Hasta ya muy viejita era visitada por sus exalumnos, quienes iban a contarle sus cuitas o a presentarle a sus hijos.
Mi madre era un abrevadero de paz. Su “no te preocupes Guillermito” aún me acompaña en momentos de desazón.
Nada la alteraba, ni siquiera el día en que con Federico, mi hermano mayor, casi incendiamos la casa. Su reacción fue sentenciar que, en realidad, se habían quemado un montón de trastos inútiles (todo lo era para ella, menos la paz familiar y el amor que nos profesábamos) y que ahora había más espacio. Durante la cena celebró que los pirómanos estuviéramos ilesos, y la vida volvió a transcurrir como si ese fuego nunca hubiese existido.

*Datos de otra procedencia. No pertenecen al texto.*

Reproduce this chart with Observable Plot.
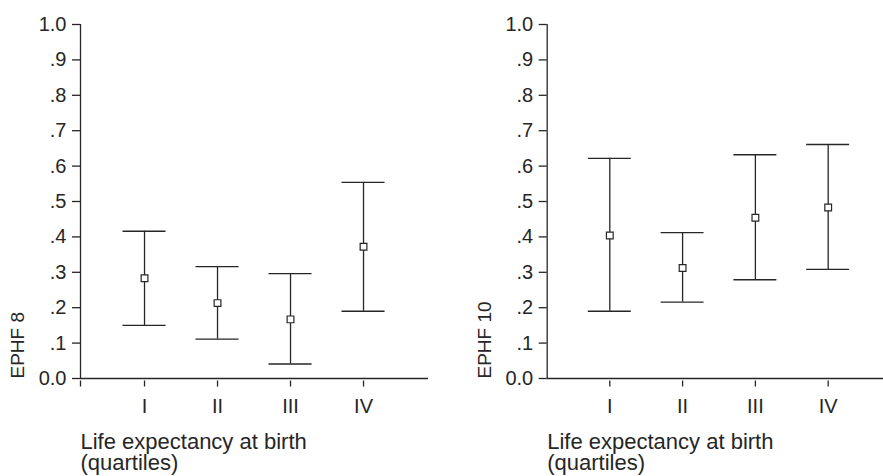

Algunas palabras pronunciadas casi al desgaire nos indicaban que no debíamos volver a intentar algo semejante, que nuestros juegos podían ser igualmente felices sin necesidad de provocar un incendio semejante a los que veíamos en las instructivas películas de Hollywood. Luego todos reíamos evocando la tragedia evitada y el enojo de Albina, nuestra implacable y querida cocinera, quien estaba indignada porque no se nos hubiese aplicado un correctivo.
Lo que Amandita decía era “santa palabra” para mi viejo, y viceversa cuando él era quien opinaba primero, con lo que nos habituamos a vivir en un clima de coexistencia y respeto que no era habitual en otros hogares donde los padres ventilaban sus diferencias en presencia de los hijos, cuando no de los vecinos, y el respeto que todos nos debemos se diluía en ese clima de tensión que las diferencias provocan. Pocos son conscientes de cuánto pesará en el futuro de sus hijos una experiencia semejante. Nunca festejé el Día de la Madre pues en mi época no existía y porque, para mí, hasta hoy, no hay día de mi vida que no celebre haber sido su hijo.